Definition:
A word formed by merging the sounds and meanings of two or more other words.
See also:
- Blend
- Introduction to Etymology: Word Histories
- Listicle
- Logology
- Malaphor
- Neologism
- Sniglet
- Splinter
- Where Do New Words Come From?
- Word Play
Etymology:
From Lewis Carroll's Through the Looking-Glass, and What Alice Found There (1871)Examples & Observations:
- Brangelina (Brad Pitt + Angelina Jolie)
- Frankenfood (Frankenstein + food)
- infomercial (information + commercial)
- motel (motor + hotel)
- netiquette (net + etiquette)
- Oxbridge (Oxford + Cambridge)
- pixel (pic + element)
- quasar (quasi-stellar + star)
- sexting (sex + texting)
- smog (smoke + fog)
- splatter (splash + spatter)
- statusphere (status + atmosphere)
- Tanzania (Tanganyika + Zanzibar)
- telethon (television + marathon)
- Viagravation (Viagra + aggravation)
- "A word formed by fusing elements of two other words, such as Lewis Carroll's slithy from slimy and lithe. He called such forms portmanteau words, because they were like a two-part portmanteau bag. Blending is related to abbreviation, derivation, and compounding, but distinct from them all."
(Tom McArthur, "Blend." The Oxford Companion to the English Language. Oxford Univ. Press, 1992) - "[D]ancercise, simulcast, Frappuccino--they wear their meanings on their shortened sleeves. Portmanteau words are the sound bites of modern English, calculated to catch on the first time people hear them."

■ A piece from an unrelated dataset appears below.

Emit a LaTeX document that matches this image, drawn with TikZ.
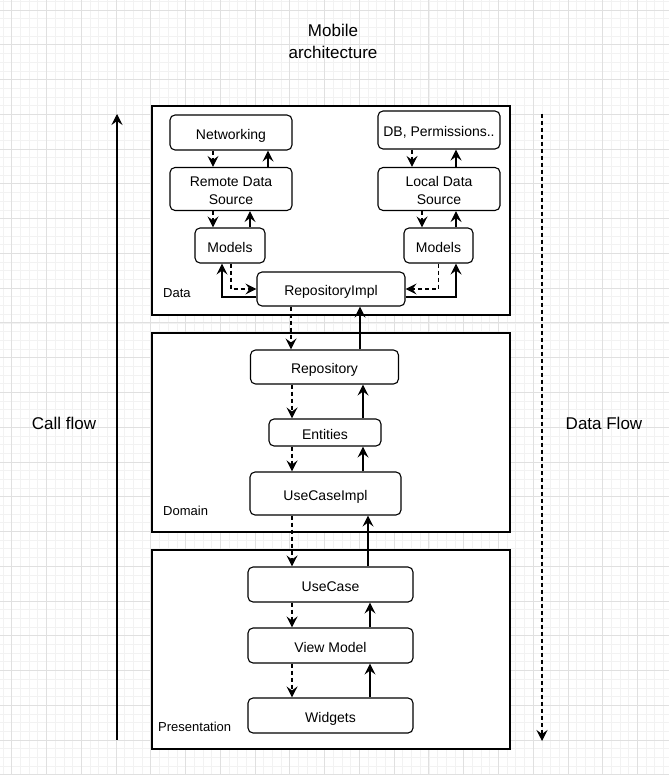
\documentclass[tikz,border=0pt]{standalone}
\usepackage{fontspec}
\setmainfont{Liberation Sans}
\usetikzlibrary{arrows.meta}

\begin{document}
\begin{tikzpicture}[x=1pt,y=-1pt,
	gridminor/.style={draw=black!5,line width=0.6pt},
	gridmajor/.style={draw=black!12,line width=0.7pt},
	layer/.style 2 args={draw,line width=1.1pt,fill=white,minimum width=#1pt,minimum height=#2pt,inner sep=0pt},
	block/.style 2 args={draw,rounded corners=5pt,fill=white,line width=1.1pt,align=center,inner sep=0pt,minimum width=#1pt,minimum height=#2pt,text height=16pt,text depth=2.8pt,font=\fontsize{14}{18}\selectfont},
	twoline/.style={text height=32pt,text depth=0.8pt},
	layerlabel/.style={anchor=west,inner sep=0pt,font=\fontsize{13}{16}\selectfont},
	bigtext/.style={align=center,inner sep=0pt,font=\fontsize{17}{22}\selectfont},
	back/.style={line width=1.1pt,-{Stealth[length=11pt,width=11pt,inset=4pt]}},
	call/.style={back,dash pattern=on 4pt off 3pt}]
	\useasboundingbox (0,0) rectangle (669,775);
	\foreach \i in {-1,...,76} \draw[gridminor] ({11.7+8.69*\i},0) -- ({11.7+8.69*\i},775);
	\foreach \i in {-1,...,88} \draw[gridminor] (0,{10+8.69*\i}) -- (669,{10+8.69*\i});
	\foreach \i in {0,...,18} \draw[gridmajor] ({11.7+34.76*\i},0) -- ({11.7+34.76*\i},775);
	\foreach \i in {0,...,22} \draw[gridmajor] (0,{10+34.76*\i}) -- (669,{10+34.76*\i});

	\node[bigtext] (title) at (333,41) {Mobile\\architecture};
	\node[bigtext] (callflow) at (64,423) {Call flow};
	\node[bigtext] (dataflow) at (604,423) {Data Flow};

	\node[layer={358}{209}] (data) at (331,210.5) {};
	\node[layer={358}{199}] (domain) at (331,432.5) {};
	\node[layer={358}{199}] (presentation) at (331,649.5) {};
	\node[layerlabel] (datalbl) at (163,293) {Data};
	\node[layerlabel] (domainlbl) at (163,511) {Domain};
	\node[layerlabel] (presentationlbl) at (158,727) {Presentation};

	\node[block={122}{35}] (net) at (231,132.5) {Networking};
	\node[block={122}{43},twoline] (rds) at (231,189) {Remote Data\\Source};
	\node[block={70}{35}] (modl) at (230,245.5) {Models};
	\node[block={122}{38}] (db) at (439,130) {DB, Permissions..};
	\node[block={122}{43},twoline] (lds) at (439,189) {Local Data\\Source};
	\node[block={69}{35}] (modr) at (438.5,245.5) {Models};
	\node[block={148}{34}] (rimpl) at (331,289) {RepositoryImpl};
	\node[block={148}{34}] (repo) at (324.5,367) {Repository};
	\node[block={112}{27}] (ent) at (325,432.5) {Entities};
	\node[block={151}{43}] (uci) at (325.5,493.5) {UseCaseImpl};
	\node[block={165}{35}] (uc) at (330.5,584.5) {UseCase};
	\node[block={165}{35}] (vm) at (330.5,645.5) {View Model};
	\node[block={165}{35}] (wid) at (330.5,715.5) {Widgets};

	\draw[call] ([xshift=-18pt]net.south) -- ([xshift=-18pt]net.south |- rds.north);
	\draw[back] ([xshift=37pt]rds.north) -- ([xshift=37pt]rds.north |- net.south);
	\draw[call] ([xshift=-18pt]rds.south) -- ([xshift=-18pt]rds.south |- modl.north);
	\draw[back] ([xshift=20pt]modl.north) -- ([xshift=20pt]modl.north |- rds.south);
	\draw[call] ([xshift=-27pt]db.south) -- ([xshift=-27pt]db.south |- lds.north);
	\draw[back] ([xshift=17pt]lds.north) -- ([xshift=17pt]lds.north |- db.south);
	\draw[call] ([xshift=-17pt]lds.south) -- ([xshift=-17pt]lds.south |- modr.north);
	\draw[back] ([xshift=17.5pt]modr.north) -- ([xshift=17.5pt]modr.north |- lds.south);
	\draw[call] ([xshift=1pt]modl.south) |- (rimpl.west);
	\draw[back] ([yshift=-8pt]rimpl.west) -| ([xshift=-8pt]modl.south);
	\draw[call] (modr.south) |- (rimpl.east);
	\draw[back] ([yshift=-8pt]rimpl.east) -| ([xshift=17.5pt]modr.south);

	\draw[call] ([xshift=-40pt]rimpl.south) -- ([xshift=-40pt]rimpl.south |- repo.north);
	\draw[back] ([xshift=35.5pt]repo.north) -- ([xshift=35.5pt]repo.north |- rimpl.south);
	\draw[call] ([xshift=-32.5pt]repo.south) -- ([xshift=-32.5pt]repo.south |- ent.north);
	\draw[back] ([xshift=38pt]ent.north) -- ([xshift=38pt]ent.north |- repo.south);
	\draw[call] ([xshift=-33pt]ent.south) -- ([xshift=-33pt]ent.south |- uci.north);
	\draw[back] ([xshift=37.5pt]uci.north) -- ([xshift=37.5pt]uci.north |- ent.south);
	\draw[call] ([xshift=-33.5pt]uci.south) -- ([xshift=-33.5pt]uci.south |- uc.north);
	\draw[back] ([xshift=37.5pt]uc.north) -- ([xshift=37.5pt]uc.north |- uci.south);
	\draw[call] ([xshift=-38.5pt]uc.south) -- ([xshift=-38.5pt]uc.south |- vm.north);
	\draw[back] ([xshift=39.5pt]vm.north) -- ([xshift=39.5pt]vm.north |- uc.south);
	\draw[call] ([xshift=-38.5pt]vm.south) -- ([xshift=-38.5pt]vm.south |- wid.north);
	\draw[back] ([xshift=39.5pt]wid.north) -- ([xshift=39.5pt]wid.north |- vm.south);

	\coordinate (cfbot) at (117,740);
	\coordinate (cftop) at (117,114);
	\coordinate (dftop) at (542,114);
	\coordinate (dfbot) at (542,741);
	\draw[back] (cfbot) -- (cftop);
	\draw[call] (dftop) -- (dfbot);
\end{tikzpicture}
\end{document}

(Geoffrey Nunberg, The Way We Talk Now. Houghton Mifflin, 2001) - "Smirting happens when two people, smoking outside, fall to flirting, and discover that they have more in common than simply nicotine. In Ireland, where the term originated after the ban in 2004, there is even evidence of non-smokers joining the smoky throng outside because the atmosphere there is more flirtatious.

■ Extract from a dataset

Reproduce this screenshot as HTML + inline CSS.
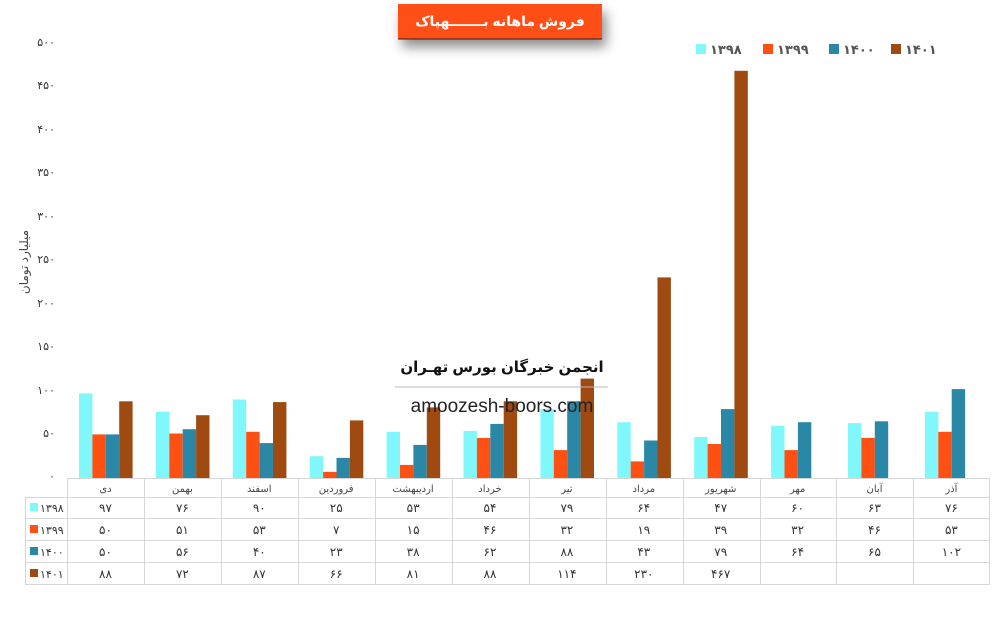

"Smirting is a portmanteau word, formed by packing parts of two words together to create another, combining the sense of each."
(Ben Macintyre, "Ben Macintyre Celebrates the Portmanteau." The Times, May 2, 2008) - "In her first tweet, [Sarah] Palin didn't write speak out; she used another term--refudiate. A few minutes later, the Tweet was rewritten with refudiate--which is not actually a word--removed, replaced by refute. . . .
"The word caught someone's attention, because a few hours later Palin refused to refute refudiate, she tweeted that she's just following in Shakespeare's footsteps.
"'Refudiate, misunderestimate, wee-wee'd up. English is a living language. Shakespeare liked to coin new words too. Got to celebrate it!'"
(Carolyn Kellogg, "Wherefore Art Thou, Refudiate? Sarah Palin as Shakespeare." Los Angeles Times, July 19, 2010) - "So a blog is a web log? Is there an apostrophe, or do you guys not even have the strength for that? You’re just going to jam two words together?"